Mortgage rates rose sharply today, after the large batch of economic data did nothing to suggest the Fed will move any slower to reduce their asset purchases. The risk for this sort of volatility has grown throughout the week as market participants tune back in to economic reports after last week’s lull. Yesterday’s commentary discussed it and today’s potential volatility in greater detail. At this point, trading activity implies that the burden of proof is on economically negative news to push the Fed’s likely September 18th tapering announcement back. If the negative news doesn’t arrive, rates continue their broad trend sideways to slightly higher. Today’s best-execution rate rose from 4.5% to 4.625%.
The week so far has had two kinds of days: those with not much going on where markets drift sideways and those with more meaningful data and sharper movement. Tomorrow is similar to today in that it too contains several pieces of economic data that could impact rates. Keep in mind that the impacts will be felt on rate sheets before you’d have time to react.

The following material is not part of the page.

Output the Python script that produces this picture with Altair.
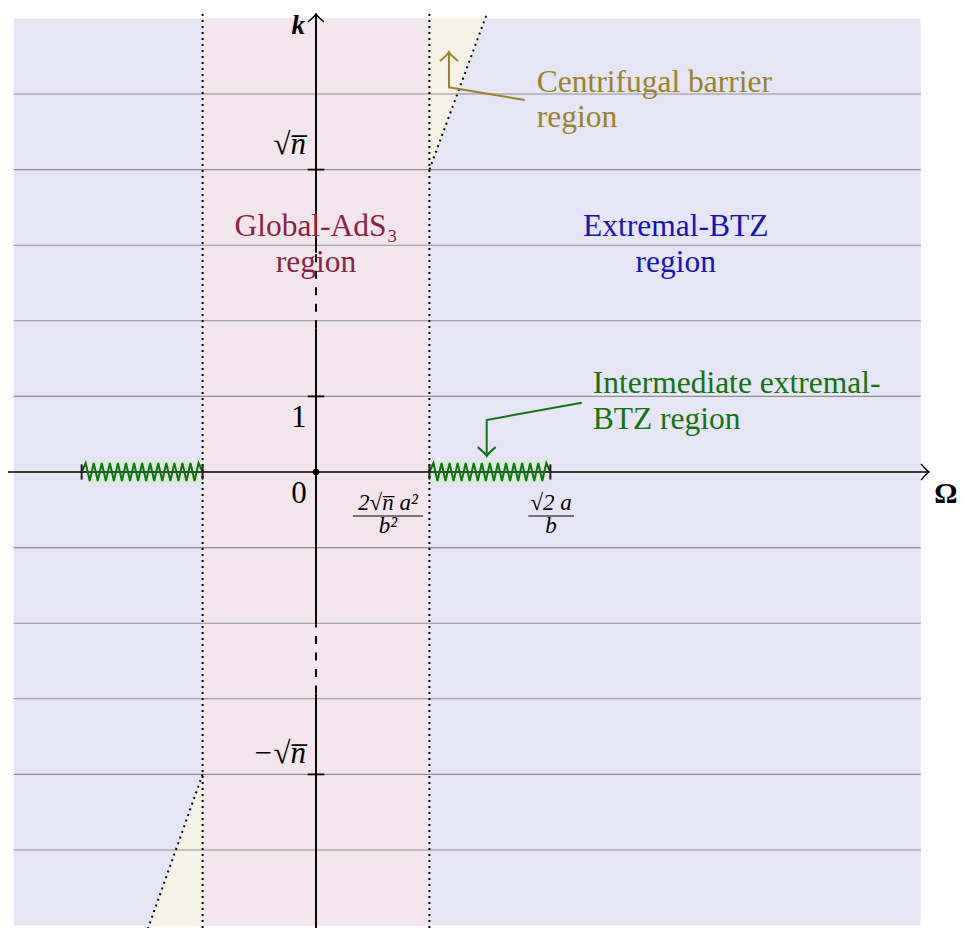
import altair as alt
import pandas as pd

# ---------------- data (diagram units: 1 grid step) ----------------
U = 75.6                      # px per unit (layout only)
W, H = 949, 920
XMIN, XMAX = -308 / U, (W - 308) / U
YMIN, YMAX = -(H - 464) / U, 464 / U

omega_range = [-4.0, 8.0]
k_range = [-6.0, 6.0]
omega_ads = 1.5               # 2 sqrt(n) a^2 / b^2
omega_btz = 3.1               # sqrt(2) a / b
sqrt_n = 4.0
grid_k = [-5, -4, -3, -2, -1, 1, 2, 3, 4, 5]
ytick_k = [4, 1, -4]
barrier_up = [[1.5, 4.0], [2.26, 6.06]]
barrier_dn = [[-1.5, -4.0], [-2.23, -6.06]]
dash_k_top = [1.9, 2.9]
dash_k_bot = [-2.93, -2.02]
zig_teeth = 15

region_labels = [
    ["Global-AdS\u2083", "region"],
    ["Extremal-BTZ", "region"],
    ["Centrifugal barrier", "region"],
    ["Intermediate extremal-", "BTZ region"],
]
ytick_labels = ["\u221an\u0305", "1", "0", "\u2212\u221an\u0305"]
xtick_num = ["2\u221an\u0305 a\u00b2", "\u221a2 a"]
xtick_den = ["b\u00b2", "b"]

LAV = "#e6e5f5"
PINK = "#f2e6ec"
YEL = "#f5f3e6"
GREEN = "#0f760f"
OLIVE = "#9a8226"
MAROON = "#8b1f45"
BLUE = "#1515b8"
FONT = "Liberation Serif, Times New Roman, serif"

xs = alt.Scale(domain=[XMIN, XMAX], nice=False, zero=False)
ys = alt.Scale(domain=[YMIN, YMAX], nice=False, zero=False)


def X(f="x"):
    return alt.X(f + ":Q", scale=xs, axis=None)


def Y(f="y"):
    return alt.Y(f + ":Q", scale=ys, axis=None)


def rects(rows, color):
    df = pd.DataFrame(rows, columns=["x", "x2", "y", "y2"])
    return alt.Chart(df).mark_rect(color=color).encode(
        x=X(), x2="x2:Q", y=Y(), y2="y2:Q")


def segs(rows, color, width, dash=None, cap="butt"):
    df = pd.DataFrame(rows, columns=["x", "x2", "y", "y2"])
    kw = dict(color=color, strokeWidth=width, strokeCap=cap)
    if dash:
        kw["strokeDash"] = dash
    return alt.Chart(df).mark_rule(**kw).encode(
        x=X(), x2="x2:Q", y=Y(), y2="y2:Q")


def polyline(pts, color, width, dash=None):
    df = pd.DataFrame(pts, columns=["x", "y"])
    df["o"] = range(len(df))
    kw = dict(color=color, strokeWidth=width)
    if dash:
        kw["strokeDash"] = dash
    return alt.Chart(df).mark_line(**kw).encode(
        x=X(), y=Y(), order="o:Q")


ARROW = "M -1 -1 Q -0.35 -0.2 0 0 Q -0.35 0.2 -1 1"


def head(x, y, angle, color, size, width=1.5):
    df = pd.DataFrame({"x": [x], "y": [y]})
    return alt.Chart(df).mark_point(
        shape=ARROW, filled=False, stroke=color, strokeWidth=width,
        size=size, angle=angle, opacity=1).encode(x=X(), y=Y())


def texts(rows, color, size, align="center", style="normal", weight="normal"):
    df = pd.DataFrame(rows, columns=["x", "y", "t"])
    return alt.Chart(df).mark_text(
        font=FONT, fontSize=size, color=color, align=align,
        baseline="alphabetic", fontStyle=style, fontWeight=weight).encode(
        x=X(), y=Y(), text="t:N")


layers = []
# backgrounds
layers.append(rects([[omega_range[0], omega_range[1], k_range[0], k_range[1]]], LAV))
layers.append(rects([[-omega_ads, omega_ads, k_range[0], k_range[1]]], PINK))
tri = pd.DataFrame({
    "x": [barrier_up[0][0], barrier_up[1][0] - (barrier_up[1][1] - 6.0) * 0.37],
    "y": [barrier_up[0][1], 6.0], "y2": [6.0, 6.0]})
layers.append(alt.Chart(tri).mark_area(color=YEL, opacity=1).encode(x=X(), y=Y(), y2="y2:Q"))
tri2 = pd.DataFrame({
    "x": [barrier_dn[1][0] + (-6.0 - barrier_dn[1][1]) * 0.37, barrier_dn[0][0]],
    "y": [-6.0, -6.0], "y2": [-6.0, barrier_dn[0][1]]})
layers.append(alt.Chart(tri2).mark_area(color=YEL, opacity=1).encode(x=X(), y=Y(), y2="y2:Q"))

# grid lines
layers.append(segs([[omega_range[0], omega_range[1], k, k] for k in grid_k], "#8e8e8e", 1.1))

# green bands behind the zigzags
layers.append(rects([[omega_ads, 3.03, -0.145, 0.145], [-3.0, -omega_ads, -0.145, 0.145]], "#d9ead6"))

# dotted boundaries
DOT = [2.0, 4.0]
layers.append(segs([[omega_ads, omega_ads, YMIN, 6.06], [-omega_ads, -omega_ads, YMIN, 6.06]],
                   "black", 2.0, DOT))
layers.append(polyline(barrier_up, "black", 2.0, DOT))
layers.append(polyline(barrier_dn, "black", 2.0, DOT))

# axes
layers.append(segs([[XMIN, 8.11, 0, 0]], "black", 1.4))
layers.append(segs([[0, 0, YMIN, dash_k_bot[0]], [0, 0, dash_k_bot[1], dash_k_top[0]],
                    [0, 0, dash_k_top[1], 6.06]], "black", 1.9))
layers.append(segs([[0, 0, dash_k_bot[0], dash_k_bot[1]], [0, 0, dash_k_top[0], dash_k_top[1]]],
                   "black", 1.9, [8, 8.5]))
layers.append(head(8.11, 0, 0, "black", 256, 1.4))
layers.append(head(0, 6.06, 270, "black", 256, 1.4))

# y ticks
layers.append(segs([[-0.11, 0.11, k, k] for k in ytick_k], "black", 1.8))

# zigzags
amp = 9 / U


def zig(a, b):
    n = 2 * zig_teeth
    pts = []
    for i in range(n + 1):
        xv = a + i * (b - a) / n
        yv = 0 if i in (0, n) else (amp if i % 2 else -amp)
        pts.append([xv, yv])
    return pts


layers.append(polyline(zig(omega_ads, omega_btz), GREEN, 2.0))
layers.append(polyline(zig(-omega_btz, -omega_ads), GREEN, 2.0))
layers.append(segs([[v, v, -0.1, 0.1] for v in [-omega_btz, -omega_ads, omega_ads, omega_btz]],
                   "#1a1a1a", 2.0))

# origin dot
layers.append(alt.Chart(pd.DataFrame({"x": [0], "y": [0]})).mark_point(
    filled=True, color="black", size=40, opacity=1).encode(x=X(), y=Y()))

# region labels
FS = 31.5
layers.append(texts([[0, 3.122, region_labels[0][0]], [0, 2.646, region_labels[0][1]]], MAROON, FS))
layers.append(texts([[4.758, 3.122, region_labels[1][0]], [4.758, 2.646, region_labels[1][1]]], BLUE, FS))
layers.append(texts([[2.919, 5.03, region_labels[2][0]], [2.919, 4.567, region_labels[2][1]]],
                    OLIVE, FS, align="left"))
layers.append(texts([[3.66, 1.041, region_labels[3][0]], [3.66, 0.569, region_labels[3][1]]],
                    GREEN, FS, align="left"))

# annotation arrows
layers.append(polyline([[2.76, 4.921], [1.759, 5.088], [1.759, 5.556]], OLIVE, 2.0))
layers.append(head(1.759, 5.556, 270, OLIVE, 324, 2.0))
layers.append(polyline([[3.515, 0.917], [2.258, 0.688], [2.258, 0.21]], GREEN, 2.0))
layers.append(head(2.258, 0.21, 90, GREEN, 324, 2.0))

# tick labels
layers.append(texts([[-0.132, 4.206, ytick_labels[0]], [-0.132, -3.849, ytick_labels[3]]],
                    "black", 31, align="right", style="italic"))
layers.append(texts([[-0.229, 0.599, ytick_labels[1]], [-0.225, -0.406, ytick_labels[2]]],
                    "black", 31))
layers.append(texts([[0.952, -0.503, xtick_num[0]], [3.11, -0.503, xtick_num[1]]],
                    "black", 23, style="italic"))
layers.append(texts([[0.952, -0.811, xtick_den[0]], [3.11, -0.811, xtick_den[1]]],
                    "black", 23, style="italic"))
layers.append(segs([[0.489, 1.415, -0.582, -0.582], [2.808, 3.413, -0.582, -0.582]], "black", 1.1))

# axis titles
layers.append(texts([[-0.146, 5.8, "k"]], "black", 27, align="right", style="italic", weight="bold"))
layers.append(texts([[8.33, -0.414, "\u03a9"]], "black", 29, weight="bold"))

chart = alt.layer(*layers).properties(
    width=W, height=H, padding=0,
    autosize=alt.AutoSizeParams(type="none"),
    background="white",
).configure_view(strokeWidth=0)

chart.save("out.html", embed_options={"renderer": "svg", "actions": False})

Loan Originator Perspectives
“We noted yesterday that volatility could return today, and it did with a vengeance. Bottom line, bad data (Philly Fed index) seems to matter little to bond markets, while good economic data (strong weekly jobless claims) causes a knee jerk reaction to higher rates. Another good reminder to lock early in the process.” -Ted Rood, Senior Originator
“Rates really took a beating this morning. Since rate sheets were released, MBS have shown solid improvement but reprices for the better have not appeared as of yet. At this point, I would continue floating overnight and see how rate sheets look in the morning. If you cannot tolerate the risk and want to lock today, hold off til as late as possible to allow some time for lenders to pass along some of the gains we have enjoyed since this morning.” –Victor Burek
“It’s another ugly day for rates and just one more reason my clients are glad they are already locked in. Sure there are slight improvements here and there, but the general trend in rates is up and we continue to believe that locking at application is the way to go.” –Alan Craft
“Locking at application or as soon as under contract is the way to go. Floating is not even a wise consideration in my book. Nothing to gain but pain.” –Mike Owens
“Best to lock if rate offered is attractive. Rising rate environment until it isn’t. Safe vs sorry.” –Bob Van Gilder
Ongoing Lock/Float Considerations
- After rising consistently from all-time lows in September and October 2012, rates challenged the long term trend higher, but failed to sustain a breakout
- Uncertainty over the Fed’s bond-buying plans is causing immense volatility in rates markets and generally leading rates quickly higher
- Fears about the Fed’s bond-buying intentions were proven well-founded on May 22nd when rates rose to 1yr highs after the Fed indicated their intention to taper bond buying programs sooner vs later
- The June 19th FOMC Statement and Press Conference confirmed the suspicions. Although tapering wasn’t announced, the Fed made no move to counter the notion that they will decrease bond buying soon if the economic trajectory continues
- Rates Markets broke down following that, as traders realized just how much buy-in there was to the ongoing presence of QE. These convulsions led to one of the fastest moves higher in the history of mortgage rates and market participants have not been eager to be the among the first explorers to head back into lower rate territory until they’re sure they’ll have some company.
- (As always, please keep in mind that our Best-Execution rate always pertains to a completely ideal scenario. There are many reasons a quoted rate may differ from our average rates, and in those cases, assuming you’re following along on a day to day basis, simply use the Best-Ex levels we quote as a baseline to track potential movement in your quoted rate).